I'm not sure why $ab^{-1}$ would be the only solution. I think it has something to do with, if we wrote out the Cayley table for H, and there were two solutions for a = xb, then it wouldn't look right. Because in a Cayley table every element is in every row and every column. So we'd have an element missing in a row.

Also I didn't use the fact H is abelian so did I missing something there?

 

[fresh_42]

This is hard to correct, because it is so easy, that obvious and for reason is hard to distinguish.

Homework Statement

Let G be a group, and H a subgroup of G. Let a and b denote elements of G. Prove the following:

1. $Ha = Hb$ iff $ab^{-1} \epsilon H$.

Homework Equations

Let $e_H$ be the identity element of H.

The Attempt at a Solution

Proof: <= Suppose $ab^{-1} \epsilon H$. Then $abb^{-1} = a \epsilon Hb$.

Why? From $ab^{-1}\in H$ we get $ab^{-1}=h$ for some $h\in H$. Then $a=ab^{-1}b=hb\in Hb$. But why $abb^{-1}\,.$ And Abelian isn't an argument, for a) you haven't required it and b) it isn't required at all. It looks as if you used what you wanted to show.

Since $H$ is a subgroup, $e_H \epsilon H$. So $e_Ha = a \epsilon Ha$. Since $Ha$ and $Hb$ share a common element, we must have $Ha = Hb$.

=> Suppose $Ha = Hb$. Since $e_ha = a \epsilon Ha$, we have $a \epsilon Hb$.

I guess $e_h=e_H\,.$

So there must be some solution to $a = xb$ where $x \epsilon H$.

Yes, and therefore $ab^{-1}=(xb)b^{-1}=x\in H.$ I don't understand the rest.

Observe, $a = (ab^{-1})b$ so $ab^{-1} \epsilon H$ necessarily?

I'm not sure why $ab^{-1}$ would be the only solution. I think it has something to do with, if we wrote out the Cayley table for H, and there were two solutions for a = xb, then it wouldn't look right. Because in a Cayley table every element is in every row and every column. So we'd have an element missing in a row.

Also I didn't use the fact H is abelian so did I missing something there?

 

[fishturtle1]

Thank you for the reply, and sorry about all the typos.
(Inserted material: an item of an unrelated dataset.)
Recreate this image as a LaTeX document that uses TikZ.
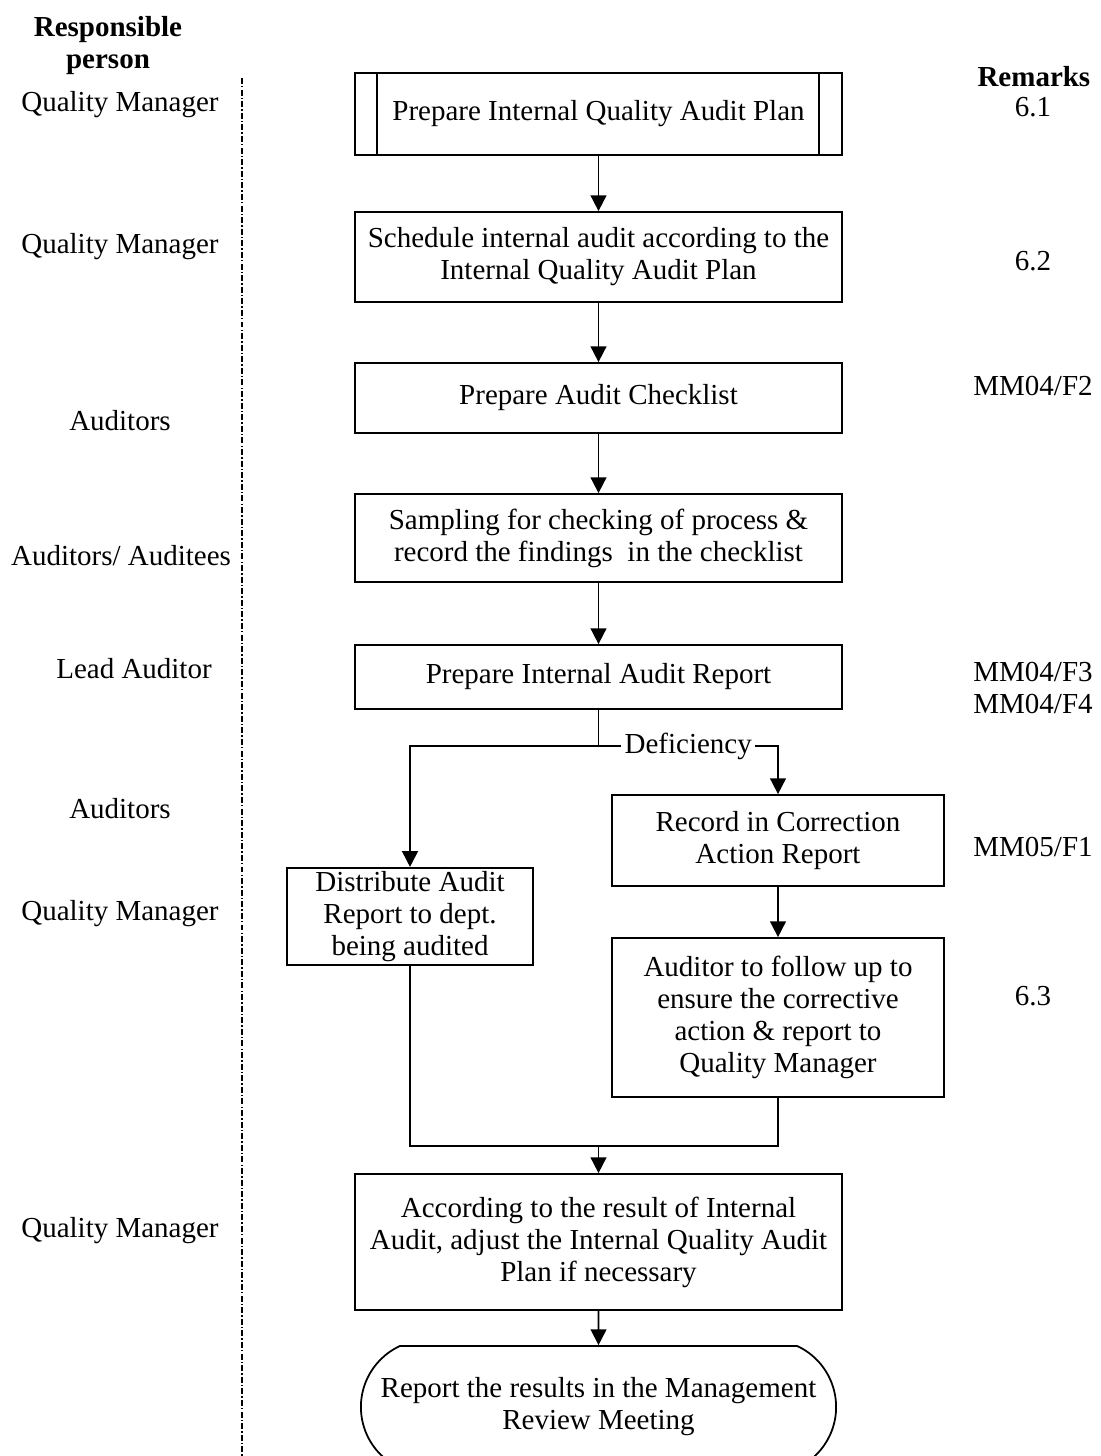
\documentclass[tikz,border=0pt]{standalone}
\usepackage{fontspec}
\setmainfont{Liberation Serif}
\usetikzlibrary{arrows.meta,positioning,shapes.misc}

\begin{document}
\begin{tikzpicture}[x=0.02cm,y=-0.02cm,line width=1pt,
    font=\fontsize{16.5pt}{18.2pt}\selectfont]
  % Styles
  \tikzset{stepbox/.style={draw,rectangle,align=center,inner sep=2pt,
             minimum width=9.74cm},
           flow/.style={-{Triangle[width=9pt,length=9pt]}},
           who/.style={align=center},
           remark/.style={align=center},
           lane/.style={line width=1.1pt,dash pattern=on 3.4pt off 1.2pt on 0.8pt off 1.2pt}}
  \useasboundingbox (0,0) rectangle (1100,1456);

  % column headers
  \node[who,font=\fontsize{16.5pt}{18.2pt}\selectfont\bfseries] (hdwho) at (108,46) {Responsible\\person};
  \node[remark,anchor=east,font=\fontsize{16.5pt}{18.2pt}\selectfont\bfseries] (hdrem) at (1097,77) {Remarks};

  % separator between persons and flow
  \coordinate (lanetop) at (242,78);
  \coordinate (lanebot) at (242,1460);
  \draw[lane] (lanetop) -- (lanebot);

  % flow boxes
  \node[stepbox,minimum height=1.64cm] (plan) at (598.5,114) {Prepare Internal Quality Audit Plan};
  \draw ([xshift=0.46cm]plan.north west) -- ([xshift=0.46cm]plan.south west);
  \draw ([xshift=-0.48cm]plan.north east) -- ([xshift=-0.48cm]plan.south east);
  \node[stepbox,minimum height=1.8cm] (schedule) at (598.5,257)
    {Schedule internal audit according to the\\Internal Quality Audit Plan};
  \node[stepbox,minimum height=1.4cm] (checklist) at (598.5,398) {Prepare Audit Checklist};
  \node[stepbox,minimum height=1.76cm] (sampling) at (598.5,538)
    {Sampling for checking of process \&\\record the findings\ \ in the checklist};
  \node[stepbox,minimum height=1.28cm] (report) at (598.5,677) {Prepare Internal Audit Report};
  \node[stepbox,minimum width=6.64cm,minimum height=1.82cm] (record) at (778,840.5)
    {Record in Correction\\Action Report};
  \node[stepbox,minimum width=4.92cm,minimum height=1.82cm] (distribute) at (410,916.5)
    {Distribute Audit\\Report to dept.\\being audited};
  \node[stepbox,minimum width=6.64cm,minimum height=3.18cm] (followup) at (778,1017.5)
    {Auditor to follow up to\\ensure the corrective\\action \& report to\\Quality Manager};
  \node[stepbox,minimum height=2.72cm] (adjust) at (598.5,1242)
    {According to the result of Internal\\Audit, adjust the Internal Quality Audit\\Plan if necessary};
  \node[draw,rounded rectangle,rounded rectangle arc length=130,align=center,
        minimum width=9.74cm,minimum height=2.44cm] (review) at (598.5,1407)
    {Report the results in the Management\\Review Meeting};

  % connectors
  \draw[flow] (plan) -- (schedule);
  \draw[flow] (schedule) -- (checklist);
  \draw[flow] (checklist) -- (sampling);
  \draw[flow] (sampling) -- (report);
  \coordinate (split) at (598.5,746);
  \draw (report) -- (split);
  \draw[flow] (split) -| (distribute);
  \draw[flow] (split) -- node[fill=white,inner sep=2pt,pos=0.5] (defic) {Deficiency} (split -| record) -- (record);
  \draw[flow] (record) -- (followup);
  \coordinate (merge) at (598.5,1146);
  \draw (distribute) |- (merge);
  \draw (followup) |- (merge);
  \draw[flow] (merge) -- (adjust);
  \draw[flow] (adjust) -- (review);

  % responsible persons
  \node[who] (p1) at (120,105) {Quality Manager};
  \node[who] (p2) at (120,247) {Quality Manager};
  \node[who] (p3) at (120,421) {Auditors};
  \node[who] (p4) at (121,556) {Auditors/ Auditees};
  \node[who] (p5) at (134,669) {Lead Auditor};
  \node[who] (p6) at (120,809) {Auditors};
  \node[who] (p7) at (120,914) {Quality Manager};
  \node[who] (p8) at (120,1231) {Quality Manager};

  % remarks
  \node[remark] (r1) at (1033,107) {6.1};
  \node[remark] (r2) at (1033,261) {6.2};
  \node[remark] (r3) at (1033,386) {MM04/F2};
  \node[remark] (r4) at (1033,688) {MM04/F3\\MM04/F4};
  \node[remark] (r5) at (1033,847) {MM05/F1};
  \node[remark] (r6) at (1033,996) {6.3};
\end{tikzpicture}
\end{document}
Why? From ab−1∈Hab−1∈Hab^{-1}\in H we get ab−1=hab−1=hab^{-1}=h for some h∈Hh∈Hh\in H. Then a=ab−1b=hb∈Hba=ab−1b=hb∈Hba=ab^{-1}b=hb\in Hb. But why abb−1.abb−1.abb^{-1}\,. And Abelian isn't an argument, for a) you haven't required it and b) it isn't required at all. It looks as if you used what you wanted to show.

I meant to say, like you wrote: <= Suppose $ab^{-1} \epsilon H$. Then $(ab^{-1})b = a(b^{-1}b) = a \epsilon H$. Since $Ha$ and $Hb$ share an element other than $e_H$, it follows $Ha = Hb$.

For the 2nd part, => Suppose $Ha = Hb$. Then $a \epsilon Hb$. So there exists some $h \epsilon H$ such that $a = hb$. Multiplying by $b^{-1}$, we get $ab^{-1} = hbb^{-1} = h$. So $ab^{-1} \epsilon H$.

I don't understand the rest.

I think I was confused about if $x,y,z \epsilon G$ for some group G and $xy = xz$ then does $y = z$? And I see that it is true by multiplying $x^{-1}$ on both sides..

And Abelian isn't an argument, for a) you haven't required it and b) it isn't required at all.

I think because $abb^{-1} = a(bb^{-1}) = ae_H = a(b^{-1}b) = ab^{-1}b$

 

[Stephen Tashi]

I'm not sure why $ab^{-1}$ would be the only solution.

It's good to be suspicious about such things. Consult your course materials. In most presentations there is a theorem that says $a = xb$ has a unique solution for x.

In group theory, one can "do the same operation to both sides" of an equality and produce another equality, but the operation is limited to multiplying both sides by an element of the group. Explaining why this technique is reliable is an interesting exercise in logic! - perhaps an advanced exercise because it's hard to prove things that seem obvious.

Accepting the technique is valid, you could solve for $x$ by multiplying both sides of $a = xb$ on the right by $b^-1$.